With any experience as a PHP developer, it’s easy to get the latest samples with the characters in the correct order:

// $output has the reversed string measures, each sample is delimited by ;
$rows = split(";", trim($output));
array_walk_recursive($rows, 'reverseString');
if (strlen($rows[0]) == 0) {
    array_shift($rows); // Remove the first line if empty
}

function reverseString(&$row, $key) {
    $row = trim(strrev($row));
}
// $rows is now the array of the latest samples :)

On the server side, I then setup a cron process to fetch the latest measurements every two minutes and insert the data into a MySQL engine. To display the data, I created www.kitesurfcordoba.com.ar and used jQuery to auto-update the graphs (which are themselves generated using pChart v2.0, a great open-source library).

There were a bunch of other tricks necessary to get things working, related to both software and hardware engineering, but I’ve dragged on long enough—so lets talk about minimizing maintenance.

“How can I reduce maintenance to (almost) zero?”

This was a major concern because it’s certainly not easy for me to reach the station—if I were willing to drive two hours away just to fix a minor malfunction, then I wouldn’t have had to make her in in the first place (I didn’t mention this before, but after all we have been through, the station is actually a “she”, and her name is Dorothy).

So what kinds of errors are we talking about here? Well, for example: the software might hang, the network might lose connectivity, the energy supply might fail (and it does), etc.

Essentially, the station needs to perform as much self-recovery as possible. That’s why I utilized both soft and hard watchdogs. For those who are unfamiliar, a watchdog is a piece of software or hardware that checks if a system is operating correctly and, if not, attempts to bring it back to life. The Arduino has an embedded watchdog you can use. I set it to wait for 8 seconds: if a call takes longer than that time limit, the software watchdog will reset the board.

wdt_enable(WDTO_8S); // "wdt" stands for "watchdog timer"

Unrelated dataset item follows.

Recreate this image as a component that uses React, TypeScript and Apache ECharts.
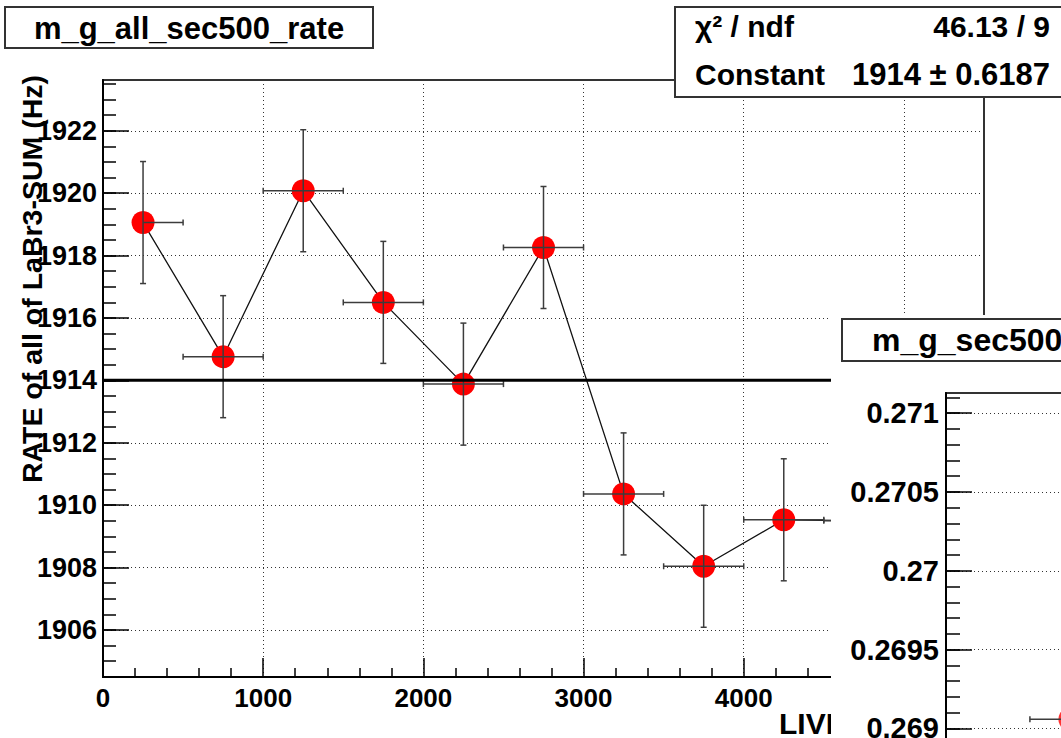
import React, { useEffect, useRef } from "react";
import * as echarts from "echarts";

const FONT = '"Liberation Sans", Arial, Helvetica, sans-serif';

// ---------- main pad data ----------
const TITLE = "m_g_all_sec500_rate";
const Y_TITLE = "RATE of all of LaBr3-SUM (Hz)";
const X_TITLE = "LIVE";
const LIVE_TIME = [250, 750, 1250, 1750, 2250, 2750, 3250, 3750, 4250, 4750];
const RATE = [1919.06, 1914.76, 1920.08, 1916.5, 1913.88, 1918.26, 1910.36, 1908.04, 1909.53, 1909.5];
const X_ERR = [250, 250, 250, 250, 250, 250, 250, 250, 250, 250];
const Y_ERR = [1.956, 1.956, 1.956, 1.956, 1.956, 1.956, 1.956, 1.956, 1.956, 1.956];
const FIT_CONSTANT = 1914;
const FIT_RANGE = [0, 5500];
const X_RANGE = [0, 5500];
const X_MAJOR_STEP = 1000;
const Y_RANGE = [1904.49, 1923.63];
const Y_MAJOR_TICKS = [1906, 1908, 1910, 1912, 1914, 1916, 1918, 1920, 1922];
const Y_MINOR_STEP = 0.5;

// ---------- stats box ----------
const STATS_LABELS = ["\u03c7\u00b2 / ndf", "Constant"];
const STATS_VALUES = ["46.13 / 9", "1914 \u00b1 0.6187"];

// ---------- second pad (partly visible) ----------
const PAD2_TITLE = "m_g_sec500";
const PAD2_X = [775];
const PAD2_Y = [0.269059];
const PAD2_X_ERR = [250];
const PAD2_Y_ERR = [0.00012];
const PAD2_X_RANGE = [0, 5500];
const PAD2_Y_RANGE = [0.2688, 0.271128];
const PAD2_Y_MAJOR_TICKS = [0.269, 0.2695, 0.27, 0.2705, 0.271];
const PAD2_Y_MINOR_STEP = 0.0001;

function ticksBetween(lo: number, hi: number, step: number): number[] {
  const out: number[] = [];
  const start = Math.ceil(lo / step - 1e-9);
  const end = Math.floor(hi / step + 1e-9);
  for (let i = start; i <= end; i++) out.push(Number((i * step).toFixed(6)));
  return out;
}

const MAIN_Y_MINOR = ticksBetween(Y_RANGE[0], Y_RANGE[1], Y_MINOR_STEP);
const PAD2_Y_MINOR = ticksBetween(PAD2_Y_RANGE[0], PAD2_Y_RANGE[1], PAD2_Y_MINOR_STEP);

function makeErrorRenderer(xMin: number) {
  return (_params: any, api: any) => {
    const x = api.value(0);
    const y = api.value(1);
    const ex = api.value(2);
    const ey = api.value(3);
    const c = api.coord([x, y]);
    const l = api.coord([x - ex, y]);
    const r = api.coord([x + ex, y]);
    const t = api.coord([x, y + ey]);
    const b = api.coord([x, y - ey]);
    const style = { stroke: "#3c3c3c", lineWidth: 1.5 };
    const cap = 3;
    const children: any[] = [
      { type: "line", shape: { x1: c[0], y1: t[1], x2: c[0], y2: b[1] }, style },
      { type: "line", shape: { x1: c[0] - cap, y1: t[1], x2: c[0] + cap, y2: t[1] }, style },
      { type: "line", shape: { x1: c[0] - cap, y1: b[1], x2: c[0] + cap, y2: b[1] }, style },
      { type: "line", shape: { x1: c[0], y1: c[1], x2: r[0], y2: c[1] }, style },
      { type: "line", shape: { x1: r[0], y1: c[1] - cap, x2: r[0], y2: c[1] + cap }, style },
    ];
    if (x - ex > xMin) {
      children.push({ type: "line", shape: { x1: l[0], y1: c[1], x2: c[0], y2: c[1] }, style });
      children.push({ type: "line", shape: { x1: l[0], y1: c[1] - cap, x2: l[0], y2: c[1] + cap }, style });
    }
    return { type: "group", children };
  };
}

const dotted = { type: [1, 3] as any, color: "#333", width: 1 };
const tickLine = { color: "#000", width: 1.5 };

export default function App() {
  const ref = useRef<HTMLDivElement>(null);

  useEffect(() => {
    if (!ref.current) return;
    const chart = echarts.init(ref.current, null, { renderer: "svg" });

    const mainPoints = LIVE_TIME.map((x, i) => [x, RATE[i]]);
    const mainErr = LIVE_TIME.map((x, i) => [x, RATE[i], X_ERR[i], Y_ERR[i]]);
    const pad2Points = PAD2_X.map((x, i) => [x, PAD2_Y[i]]);
    const pad2Err = PAD2_X.map((x, i) => [x, PAD2_Y[i], PAD2_X_ERR[i], PAD2_Y_ERR[i]]);

    const option: any = {
      animation: false,
      backgroundColor: "#ffffff",
      grid: [
        {
          left: 103, top: 80, width: 881, height: 597,
          show: true, borderColor: "#333", borderWidth: 2, backgroundColor: "transparent",
          containLabel: false, outerBoundsMode: "none", z: 0,
        },
        {
          left: 946, top: 393, width: 879, height: 367,
          show: true, borderColor: "#333", borderWidth: 2, backgroundColor: "#ffffff",
          containLabel: false, outerBoundsMode: "none", z: 60,
        },
      ],
      xAxis: [
        {
          type: "value", gridIndex: 0, min: X_RANGE[0], max: X_RANGE[1], interval: X_MAJOR_STEP,
          axisLine: { show: true, onZero: false, lineStyle: { color: "#000", width: 2 } },
          axisTick: { show: true, inside: true, length: 19, lineStyle: tickLine },
          minorTick: { show: true, splitNumber: 5, length: 9, lineStyle: tickLine },
          axisLabel: {
            show: true, margin: 8, fontSize: 26, fontWeight: "bold", color: "#000", fontFamily: FONT,
            formatter: (v: number) => String(v),
          },
          splitLine: { show: true, lineStyle: dotted },
          minorSplitLine: { show: false },
          z: 1,
        },
        {
          type: "value", gridIndex: 1, min: PAD2_X_RANGE[0], max: PAD2_X_RANGE[1], show: false,
          splitLine: { show: false }, z: 60,
        },
      ],
      yAxis: [
        {
          type: "value", gridIndex: 0, min: Y_RANGE[0], max: Y_RANGE[1], position: "left",
          axisLine: { show: true, onZero: false, lineStyle: { color: "#000", width: 2 } },
          axisTick: { show: true, inside: true, length: 26, customValues: Y_MAJOR_TICKS, lineStyle: tickLine },
          axisLabel: {
            show: true, customValues: Y_MAJOR_TICKS, margin: 6, fontSize: 27, fontWeight: "bold",
            color: "#000", fontFamily: FONT, formatter: (v: number) => String(v),
          },
          splitLine: { show: true, lineStyle: dotted },
          z: 1,
        },
        {
          type: "value", gridIndex: 0, min: Y_RANGE[0], max: Y_RANGE[1], position: "left",
          axisLine: { show: false },
          axisTick: { show: true, inside: true, length: 13, customValues: MAIN_Y_MINOR, lineStyle: tickLine },
          axisLabel: { show: false, customValues: MAIN_Y_MINOR },
          splitLine: { show: false },
          z: 1,
        },
        {
          type: "value", gridIndex: 1, min: PAD2_Y_RANGE[0], max: PAD2_Y_RANGE[1], position: "left",
          axisLine: { show: true, onZero: false, lineStyle: { color: "#000", width: 2 } },
          axisTick: { show: true, inside: true, length: 26, customValues: PAD2_Y_MAJOR_TICKS, lineStyle: tickLine },
          axisLabel: {
            show: true, customValues: PAD2_Y_MAJOR_TICKS, margin: 7, fontSize: 29, fontWeight: "bold",
            color: "#000", fontFamily: FONT, formatter: (v: number) => String(v),
          },
          splitLine: { show: true, lineStyle: dotted },
          z: 60,
        },
        {
          type: "value", gridIndex: 1, min: PAD2_Y_RANGE[0], max: PAD2_Y_RANGE[1], position: "left",
          axisLine: { show: false },
          axisTick: { show: true, inside: true, length: 14, customValues: PAD2_Y_MINOR, lineStyle: tickLine },
          axisLabel: { show: false, customValues: PAD2_Y_MINOR },
          splitLine: { show: false },
          z: 60,
        },
      ],
      series: [
        {
          type: "line", xAxisIndex: 0, yAxisIndex: 0, data: mainPoints,
          symbol: "circle", symbolSize: 23, showSymbol: true,
          itemStyle: { color: "#ff0000", borderWidth: 0 },
          lineStyle: { color: "#111", width: 1.3 },
          z: 3, silent: true,
        },
        {
          type: "custom", xAxisIndex: 0, yAxisIndex: 0, data: mainErr,
          renderItem: makeErrorRenderer(X_RANGE[0]),
          encode: { x: 0, y: 1 }, z: 4, silent: true,
        },
        {
          type: "line", xAxisIndex: 0, yAxisIndex: 0,
          data: [[FIT_RANGE[0], FIT_CONSTANT], [FIT_RANGE[1], FIT_CONSTANT]],
          symbol: "none", lineStyle: { color: "#000", width: 3 }, z: 5, silent: true,
        },
        {
          type: "scatter", xAxisIndex: 1, yAxisIndex: 2, data: pad2Points,
          symbol: "circle", symbolSize: 23, itemStyle: { color: "#ff0000" }, z: 62, silent: true,
        },
        {
          type: "custom", xAxisIndex: 1, yAxisIndex: 2, data: pad2Err,
          renderItem: makeErrorRenderer(PAD2_X_RANGE[0]),
          encode: { x: 0, y: 1 }, z: 63, silent: true,
        },
      ],
      graphic: [
        // main title box
        {
          type: "rect", z: 20, shape: { x: 5, y: 7, width: 368, height: 41 },
          style: { fill: "#fff", stroke: "#333", lineWidth: 2 },
        },
        {
          type: "text", z: 21, x: 189, y: 28,
          style: {
            text: TITLE, fill: "#000", fontSize: 31, fontWeight: "bold", fontFamily: FONT,
            textAlign: "center", textVerticalAlign: "middle", align: "center", verticalAlign: "middle",
          },
        },
        // y axis title
        {
          type: "text", z: 21, x: 32, y: 75, rotation: Math.PI / 2,
          style: {
            text: Y_TITLE, fill: "#000", fontSize: 28.5, fontWeight: "bold", fontFamily: FONT,
            textAlign: "right", textVerticalAlign: "middle", align: "right", verticalAlign: "middle",
          },
        },
        // x axis title (partly hidden by the second pad)
        {
          type: "text", z: 21, x: 779, y: 723,
          style: {
            text: X_TITLE, fill: "#000", fontSize: 30, fontWeight: "bold", fontFamily: FONT,
            textAlign: "left", textVerticalAlign: "middle", align: "left", verticalAlign: "middle",
          },
        },
        // stats box
        {
          type: "rect", z: 50, shape: { x: 675, y: 7, width: 420, height: 90 },
          style: { fill: "#fff", stroke: "#333", lineWidth: 2 },
        },
        {
          type: "text", z: 51, x: 695, y: 26,
          style: {
            text: STATS_LABELS[0], fill: "#000", fontSize: 30, fontWeight: "bold", fontFamily: FONT,
            textAlign: "left", textVerticalAlign: "middle", align: "left", verticalAlign: "middle",
          },
        },
        {
          type: "text", z: 51, x: 1050, y: 26,
          style: {
            text: STATS_VALUES[0], fill: "#000", fontSize: 30, fontWeight: "bold", fontFamily: FONT,
            textAlign: "right", textVerticalAlign: "middle", align: "right", verticalAlign: "middle",
          },
        },
        {
          type: "text", z: 51, x: 695, y: 74,
          style: {
            text: STATS_LABELS[1], fill: "#000", fontSize: 30, fontWeight: "bold", fontFamily: FONT,
            textAlign: "left", textVerticalAlign: "middle", align: "left", verticalAlign: "middle",
          },
        },
        {
          type: "text", z: 51, x: 1050, y: 74,
          style: {
            text: STATS_VALUES[1], fill: "#000", fontSize: 31, fontWeight: "bold", fontFamily: FONT,
            textAlign: "right", textVerticalAlign: "middle", align: "right", verticalAlign: "middle",
          },
        },
        // second pad background
        {
          type: "rect", z: 55, shape: { x: 831, y: 315, width: 240, height: 430 },
          style: { fill: "#fff", stroke: "none" },
        },
        // second pad title box
        {
          type: "rect", z: 70, shape: { x: 842, y: 319, width: 260, height: 42 },
          style: { fill: "#fff", stroke: "#333", lineWidth: 2 },
        },
        {
          type: "text", z: 71, x: 872, y: 340,
          style: {
            text: PAD2_TITLE, fill: "#000", fontSize: 32, fontWeight: "bold", fontFamily: FONT,
            textAlign: "left", textVerticalAlign: "middle", align: "left", verticalAlign: "middle",
          },
        },
      ],
    };

    chart.setOption(option);
    return () => {
      chart.dispose();
    };
  }, []);

  return (
    <div
      ref={ref}
      style={{ position: "fixed", left: 0, top: 0, width: 1061, height: 738, background: "#fff" }}
    />
  );
}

I love this function. However, there are times when the board resets and the Ethernet module doesn’t. Why? Well, this is a relatively affordable prototyping board, not a highly expensive, fail-proof device (you certainly shouldn’t build a pacemaker with it). To overcome this drawback, I had to hack the Arduino by cross-wiring a hardware-reset input to a digital output on the board itself. In order to avoid a reset loop, a couple of lines of code must be added too:

void setup() {
    digitalWrite(RESET_ARDUINO_PIN, HIGH); // Set it to HIGH immediately on boot
    pinMode(RESET_ARDUINO_PIN, OUTPUT);    // We declare it an output ONLY AFTER it's HIGH
    digitalWrite(RESET_ARDUINO_PIN, HIGH); // Default to HIGH, set to LOW to HARD RESET
    ...

After that, I was able to issue a hardware reset to the Arduino and all the modules on top of it (including the Ethernet module) by simply calling digitalWrite(RESET_ARDUINO_PIN, LOW), which brought Dorothy back to life after a couple of seconds.

Additionally, the board auto-reboots after an energy loss. And if Internet connectivity fails, we exploit the SD card’s storage capabilities (data can be stored on the card for over a week, and the server can pull in old data to recover any missing samples). Combining all these features gives us a highly robust weather station that can survive the hostile conditions it was built to monitor. In total, this thing cost me just about $300.

And in the end

The station has been working since December 2012. To-date, it has not failed (or if it did, the station recovered fast enough that the kitesurfing community and I didn’t notice). There are roughly 500 kitesurfers who check the weather station regularly before travelling to the spot. So aside from reward of solving some tough technical challenges, I’ve also had the opportunity to provide a bunch people with a more enjoyable kitesurfing experience.

1 Initially, I was using an Arduino Uno. Later on, I switched to an Arduino Mega due to the need for increased RAM and flash memory.